Our Bioethics Research

Our team members actively study bioethical issues and welcome research collaborations. We work with investigators at CHLA, in Southern California and across the nation to study ethical topics such as:

  • Pediatric decision-making during critical illness and at end-of-life
  • Fair resource distribution during critical shortages and public health emergencies
  • Genomic research in diverse populations, with a focus on empowering children and families with ownership and control of their genomic data
  • Shared decision-making in pediatric health care
  • The impact of poverty, racism and other challenging experiences on children's health

Hurley-Tedford Visiting Professor

The Hurley-Tedford Visiting Professor event brings a renowned bioethics expert to CHLA once a year. The speakers meet with Children’s Hospital staff to share their expertise on bioethical issues and explore opportunities for collaboration and growth. A generous endowment from CHLA residency alumni supports this event.

Hurley-Tedford Annual Ethics Writing Workshop

The Center for Bioethics holds an annual writing workshop.

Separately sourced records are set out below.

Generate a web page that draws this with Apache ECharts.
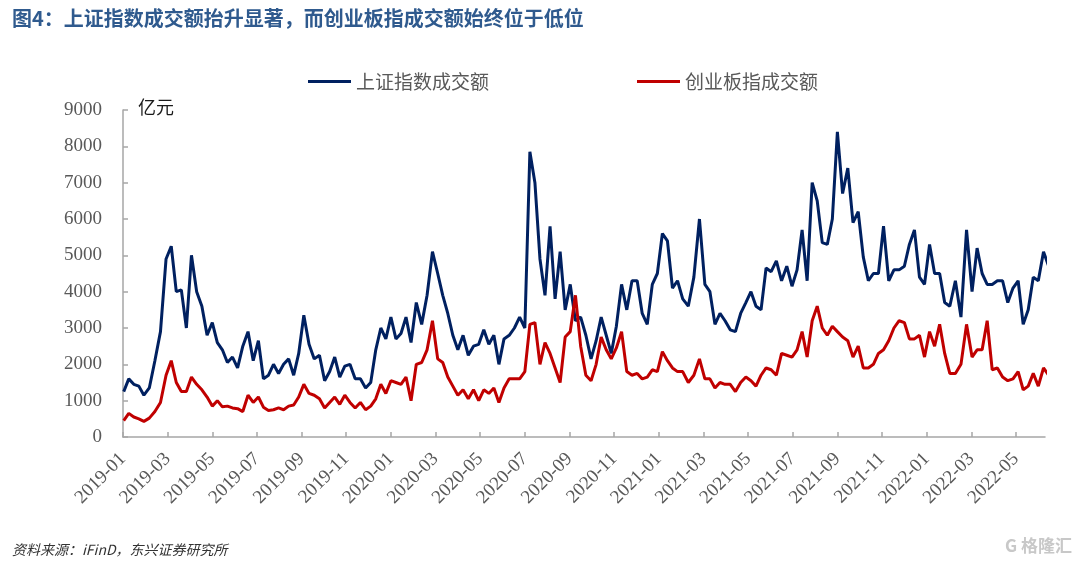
<!DOCTYPE html>
<html><head><meta charset="utf-8">
<script src="https://cdn.jsdelivr.net/npm/echarts@6/dist/echarts.min.js"></script>
<style>html,body{margin:0;padding:0;background:#fff}#c{width:1080px;height:565px}</style>
</head><body><div id="c"></div>
<script>
// Weekly observations starting from this date (one value per week)
const startDate = '2019-01-02';
const stepDays = 7;

// 上证指数成交额 (亿元), weekly readings
const shVol = [
1250,1600,1450,1400,1150,1350,2100,2900,4900,5250,
4000,4050,3000,5000,4000,3600,2800,3150,2600,2400,
2050,2200,1900,2500,2900,2100,2650,1600,1700,2000,
1750,2000,2150,1700,2300,3350,2550,2150,2250,1550,
1800,2200,1650,1950,2000,1600,1600,1350,1500,2400,
3000,2700,3300,2700,2850,3300,2600,3700,3100,3900,
5100,4500,3900,3400,2800,2400,2800,2250,2500,2550,
2950,2550,2800,2000,2700,2800,3000,3300,3000,7850,
7000,4900,3900,5800,3800,5100,3500,4200,3200,3300,
2800,2150,2650,3300,2800,2300,3050,4200,3500,4300,
4300,3400,3100,4200,4500,5600,5400,4100,4300,3800,
3600,4400,6000,4200,4000,3100,3400,3200,2950,2900,
3400,3700,4000,3600,3500,4650,4550,4850,4300,4700,
4150,4600,5700,4300,7000,6500,5350,5300,6000,8400,
6700,7400,5900,6200,4950,4300,4500,4500,5800,4300,
4600,4600,4700,5300,5700,4400,4200,5300,4500,4500,
3700,3600,4300,3300,5700,4000,5200,4500,4200,4200,
4300,4300,3700,4100,4300,3100,3500,4400,4300,5100,
4700
];

// 创业板指成交额 (亿元), weekly readings
const cyVol = [
450,650,550,500,430,520,700,950,1700,2100,
1500,1250,1250,1650,1450,1300,1100,850,1000,830,
850,800,780,700,1150,950,1100,820,730,750,
800,750,850,880,1100,1450,1200,1150,1050,800,
950,1100,900,1150,950,800,950,750,850,1050,
1450,1200,1550,1500,1450,1650,1000,2000,2050,2400,
3200,2150,2050,1650,1400,1150,1300,1050,1300,1000,
1300,1200,1350,950,1350,1600,1600,1600,1800,3100,
3150,2000,2600,2300,1900,1500,2750,2900,3900,2500,
1700,1550,2000,2750,2400,2150,2450,2900,1800,1700,
1750,1600,1650,1850,1800,2350,2100,1900,1800,1800,
1500,1700,2150,1600,1600,1350,1500,1450,1450,1250,
1500,1650,1550,1400,1700,1900,1850,1700,2300,2250,
2200,2400,2900,2200,3200,3600,3000,2800,3050,2900,
2750,2650,2200,2500,1900,1900,2000,2300,2400,2650,
3000,3200,3150,2700,2700,2800,2200,2900,2500,3100,
2300,1750,1750,2000,3100,2200,2400,2400,3200,1850,
1900,1650,1550,1600,1800,1300,1400,1750,1400,1900,
1700
];

// x-axis tick labels (every two months)
const xTickLabels = ['2019-01','2019-03','2019-05','2019-07','2019-09','2019-11',
  '2020-01','2020-03','2020-05','2020-07','2020-09','2020-11',
  '2021-01','2021-03','2021-05','2021-07','2021-09','2021-11',
  '2022-01','2022-03','2022-05'];
const xEndDate = '2022-06-10';

const seriesNames = ['上证指数成交额', '创业板指成交额'];

function monthIndex(d) {
  const y = d.getUTCFullYear(), m = d.getUTCMonth(), day = d.getUTCDate();
  const dim = new Date(Date.UTC(y, m + 1, 0)).getUTCDate();
  return (y - 2019) * 12 + m + (day - 1) / dim;
}
function labelIndex(s) {
  const [y, m] = s.split('-').map(Number);
  return (y - 2019) * 12 + (m - 1);
}
const t0 = new Date(startDate + 'T00:00:00Z');
function pairs(vals) {
  return vals.map((v, i) => {
    const d = new Date(t0.getTime() + i * stepDays * 86400000);
    return [monthIndex(d), v];
  });
}
const tickVals = xTickLabels.map(labelIndex);
const labelMap = {};
xTickLabels.forEach(s => { labelMap[labelIndex(s)] = s; });

const chart = echarts.init(document.getElementById('c'), null, {renderer: 'canvas'});
const axisColor = '#A6A6A6';
const serif = '"Liberation Serif", "Times New Roman", serif';
const cjk = '"Noto Sans CJK SC", sans-serif';

chart.setOption({
  animation: false,
  backgroundColor: '#fff',
  grid: {left: 123, right: 35, top: 110, bottom: 128},
  legend: {
    data: seriesNames,
    left: 303, top: 67,
    icon: 'rect', itemWidth: 43, itemHeight: 3, itemGap: 148,
    textStyle: {fontSize: 19, color: '#595959', fontFamily: cjk}
  },
  graphic: [
    {type: 'text', left: 12, top: 8, style: {text: '图4：上证指数成交额抬升显著，而创业板指成交额始终位于低位',
      font: 'bold 20px ' + cjk, fill: '#2F5A8E'}},
    {type: 'text', left: 138, top: 98, style: {text: '亿元', font: '18px ' + cjk, fill: '#1a1a1a'}},
    {type: 'text', left: 12, top: 543, style: {text: '资料来源：iFinD，东兴证券研究所', font: 'italic 14px ' + cjk, fill: '#333'}},
    {type: 'text', right: 8, top: 537, style: {text: 'G 格隆汇', font: 'bold 17px ' + cjk, fill: '#C8C8C8'}}
  ],
  xAxis: {
    type: 'value', min: 0, max: monthIndex(new Date(xEndDate + 'T00:00:00Z')),
    splitLine: {show: false},
    axisLine: {show: true, lineStyle: {color: axisColor, width: 1.5}},
    axisTick: {show: true, inside: true, length: 5, customValues: tickVals, lineStyle: {color: axisColor, width: 1.5}},
    axisLabel: {customValues: tickVals, rotate: 45, margin: 19, fontFamily: serif, fontSize: 19, color: '#595959',
      formatter: v => labelMap[Math.round(v)] || ''}
  },
  yAxis: {
    type: 'value', min: 0, max: 9000, interval: 1000,
    splitLine: {show: false},
    axisLine: {show: true, lineStyle: {color: axisColor, width: 1.5}},
    axisTick: {show: true, inside: true, length: 5, lineStyle: {color: axisColor, width: 1.5}},
    axisLabel: {margin: 21, fontFamily: serif, fontSize: 19, color: '#595959', formatter: v => String(v)}
  },
  series: [
    {name: seriesNames[0], type: 'line', data: pairs(shVol), showSymbol: false, symbol: 'none',
      lineStyle: {color: '#002060', width: 3}, itemStyle: {color: '#002060'}},
    {name: seriesNames[1], type: 'line', data: pairs(cyVol), showSymbol: false, symbol: 'none',
      lineStyle: {color: '#C00000', width: 3}, itemStyle: {color: '#C00000'}}
  ]
});
</script>
</body></html>
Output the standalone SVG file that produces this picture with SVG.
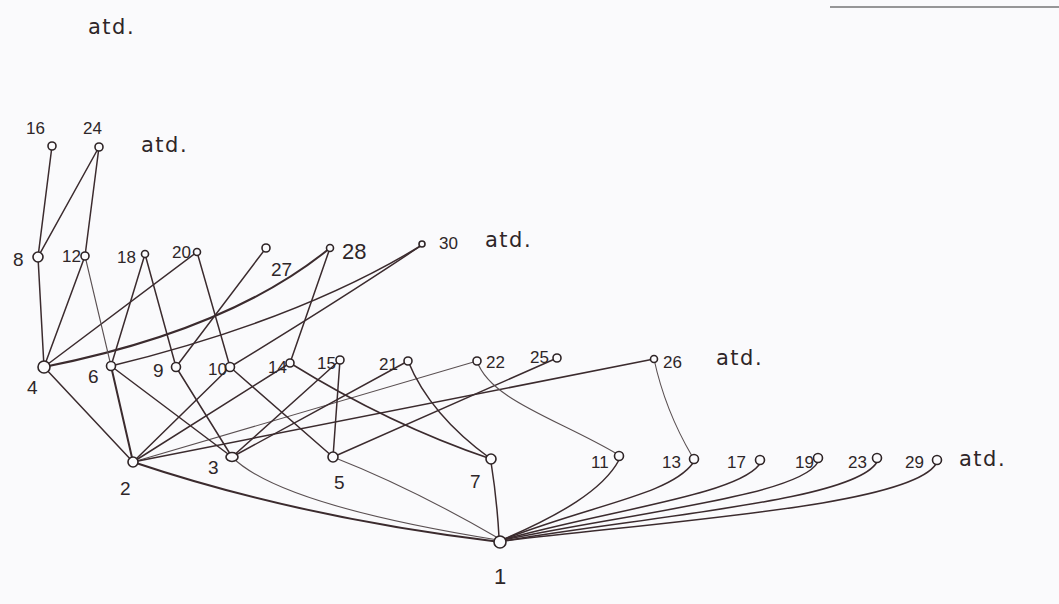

This endowed workshop encourages CHLA faculty, staff and trainees to write about important bioethical issues in pediatric health care.

Winning authors may receive a cash prize. They also have the opportunity to work with our team to develop their essays for submission to a bioethics journal.

What Distinguishes Pediatric Bioethics From the Broader Field of Bioethics?

Pediatric bioethics focuses on ethical issues within the context of health care for children. Unique challenges in pediatrics include:

  • Tensions between individual autonomy, parental authority and a child’s best interests
  • Role of a child and parent in informed consent versus assent
  • Appropriately involving children and adolescents in medical decision-making

Autonomy vs. parental authority

Autonomy recognizes a person’s right to make decisions for themselves and act freely on these choices. However, the ability to understand the risks, benefits and alternatives to treatment is something that develops over time as a child matures. Young children can’t always understand or communicate their wishes. Even older children may not have legal authority to make medical decisions on their own.

Health care providers and parents seek to make decisions that are in the child’s best interest. This standard is subjective and based on personal values and morals. As a result, ethical concerns may arise when providers and parents disagree about what kind of care is best for a child.

Consent vs. assent

Consent is the process of getting permission or refusal from patients or research participants. Consent requires patients to have autonomy, meaning they have the ability to understand risks and benefits and the legal authority to make decisions. In most cases, children can’t give consent until age 18.

However, many children do have the ability to understand and make decisions. In these cases, providers or researchers ask children for their assent – their agreement. To provide meaningful assent, children should receive adequate information and have the chance to have their questions answered in a way that they can understand.

This process protects children's rights to voice their preferences and respects them as individuals. But ethical questions may arise when providers aren’t sure whether to include a child and ask for assent, or when children and their parents disagree.

Adolescent decision-making

Adolescents are a unique population. They are more mature than children, but their cognitive and emotional skills are still developing.

Health care providers consider many factors when evaluating the decision-making of adolescents. In addition, some states allow minors to make their own health care decisions. Our team can guide providers through these concerns and the related laws when caring for adolescents.